» GIVEN EXERCISE
Each line of the data that includes the string "matplotlib" is to be copied out.

» DATA LINES
------------------------------------------------

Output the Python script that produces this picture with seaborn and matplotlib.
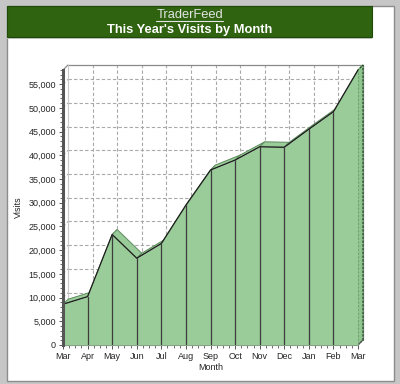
import numpy as np
import matplotlib
matplotlib.use('Agg')
import matplotlib.pyplot as plt
import seaborn as sns
from matplotlib.patches import Rectangle, Polygon
from matplotlib.lines import Line2D
from matplotlib.ticker import AutoMinorLocator, FuncFormatter

# data
months = ['Mar', 'Apr', 'May', 'Jun', 'Jul', 'Aug', 'Sep', 'Oct', 'Nov', 'Dec', 'Jan', 'Feb', 'Mar']
visits = [8600, 10200, 23300, 18300, 21400, 29500, 36900, 39000, 41800, 41700, 45500, 49200, 58000]
y_ticks = list(range(0, 55001, 5000))
site_name = 'TraderFeed'
chart_title = "This Year's Visits by Month"

sns.set_style('white')
plt.rcParams['font.family'] = ['Liberation Sans', 'DejaVu Sans']

W, H = 400, 384
fig = plt.figure(figsize=(W / 100, H / 100), dpi=100)


def box(x0, y0, x1, y1):
    # pixel box (top-left origin) -> figure fraction rect
    return [x0 / W, 1 - y1 / H, (x1 - x0) / W, (y1 - y0) / H]


def fig_rect(x0, y0, x1, y1, z=-5, **kw):
    l, b, w, h = box(x0, y0, x1, y1)
    fig.patches.append(Rectangle((l, b), w, h, transform=fig.transFigure, zorder=z, **kw))


# outer frame and banner (behind the axes)
fig_rect(0, 0, W, H, z=-5, facecolor='#c6c6c6', edgecolor='none')
fig_rect(7, 6, 394, 381, z=-4, facecolor='white', edgecolor='#8c8c8c', lw=1)
fig_rect(7, 37, 372, 39, z=-3, facecolor='#c4c4c4', edgecolor='none')
fig_rect(7, 6, 372, 37, z=-3, facecolor='#2f6310', edgecolor='#1f4a08', lw=0.8)

t1 = fig.text(189.5 / W, 1 - 15 / H, site_name, ha='center', va='center',
              color='#e4e4e4', fontsize=9.3)
fig.text(189.5 / W, 1 - 30 / H, chart_title, ha='center', va='center',
         color='white', fontsize=9.3, fontweight='bold')

# front plane of the chart
ax = fig.add_axes(box(63, 70, 358, 345))
ax.patch.set_alpha(0)
n = len(visits)
xs = np.arange(n)
ytop = 58000
ax.set_xlim(0, n - 1)
ax.set_ylim(0, ytop)

# depth offset (5 px right, 5 px up) in data units
ddx = 5 * (n - 1) / 295
ddy = 5 * ytop / 275

grid_kw = dict(color='#a8a8a8', lw=0.8, ls=(0, (3, 2)), clip_on=False, zorder=1)
for yt in y_ticks[1:]:
    ax.plot([ddx, n - 1 + ddx], [yt + ddy, yt + ddy], **grid_kw)
    ax.plot([0, ddx], [yt, yt + ddy], **grid_kw)
for i in range(1, n - 1):
    ax.plot([i + ddx, i + ddx], [ddy, ytop + ddy], **grid_kw)

edge_kw = dict(color='#8a8a8a', lw=0.9, clip_on=False, zorder=1)
ax.plot([ddx, n - 1 + ddx], [ytop + ddy, ytop + ddy], **edge_kw)
ax.plot([0, ddx], [ytop, ytop + ddy], **edge_kw)
ax.plot([ddx, ddx], [ddy, ytop + ddy], color='#c8c8c8', lw=0.8, clip_on=False, zorder=1)
ax.plot([n - 1 + ddx, n - 1 + ddx], [ddy, ytop + ddy], **edge_kw)

green = '#99cc99'
# top faces of the area
for i in range(n - 1):
    quad = [(xs[i], visits[i]), (xs[i + 1], visits[i + 1]),
            (xs[i + 1] + ddx, visits[i + 1] + ddy), (xs[i] + ddx, visits[i] + ddy)]
    ax.add_patch(Polygon(quad, closed=True, facecolor=green, edgecolor='#5e8a5e',
                         lw=0.7, clip_on=False, zorder=2))
# right side face
side = [(xs[-1], 0), (xs[-1], visits[-1]), (xs[-1] + ddx, visits[-1] + ddy), (xs[-1] + ddx, ddy)]
ax.add_patch(Polygon(side, closed=True, facecolor='#8fc48f', edgecolor='#1d4d1d',
                     lw=0.9, ls=(0, (2, 1)), clip_on=False, zorder=2))
ax.plot([xs[-1], xs[-1] + ddx], [0, ddy], color='#555555', lw=0.8, clip_on=False, zorder=2)

# front face
ax.fill_between(xs, 0, visits, color=green, lw=0, zorder=3)
sns.lineplot(x=xs, y=visits, ax=ax, color='#1e1e1e', lw=0.9, zorder=4)
for i in range(1, n - 1):
    ax.plot([xs[i], xs[i]], [0, visits[i]], color='#3c3c3c', lw=0.9, zorder=4)

# axes styling
for s in ['top', 'right']:
    ax.spines[s].set_visible(False)
ax.spines['left'].set_linewidth(2.2)
ax.spines['left'].set_color('#555555')
ax.spines['left'].set_zorder(5)
ax.spines['bottom'].set_linewidth(0.8)
ax.spines['bottom'].set_color('#7a7a7a')

ax.set_xticks(xs)
ax.set_xticklabels(months)
ax.set_yticks(y_ticks)
ax.yaxis.set_major_formatter(FuncFormatter(lambda v, p: f'{int(v):,}'))
ax.xaxis.set_minor_locator(AutoMinorLocator(4))
ax.yaxis.set_minor_locator(AutoMinorLocator(5))
ax.tick_params(which='major', direction='out', length=3, width=0.7, color='#555555',
               labelsize=6.5, pad=2, bottom=True, left=True)
ax.tick_params(which='minor', direction='out', length=2, width=0.6, color='#555555',
               bottom=True, left=True)
ax.set_xlabel('Month', fontsize=6.5, labelpad=1.5)
ax.set_ylabel('Visits', fontsize=6.5, labelpad=4)

# underline the site name
fig.canvas.draw()
bb = t1.get_window_extent()
fig.lines.append(Line2D([bb.x0 / W, bb.x1 / W], [(bb.y0 + 0.5) / H, (bb.y0 + 0.5) / H],
                        transform=fig.transFigure, color='#e4e4e4', lw=0.8))

fig.savefig('out.png', dpi=100)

------------------------------------------------

» TASK RESPONSE
Output the Python script that produces this picture with seaborn and matplotlib.
import matplotlib
matplotlib.use('Agg')
import matplotlib.pyplot as plt
from matplotlib.patches import Rectangle, Polygon
from matplotlib.lines import Line2D
from matplotlib.ticker import AutoMinorLocator, FuncFormatter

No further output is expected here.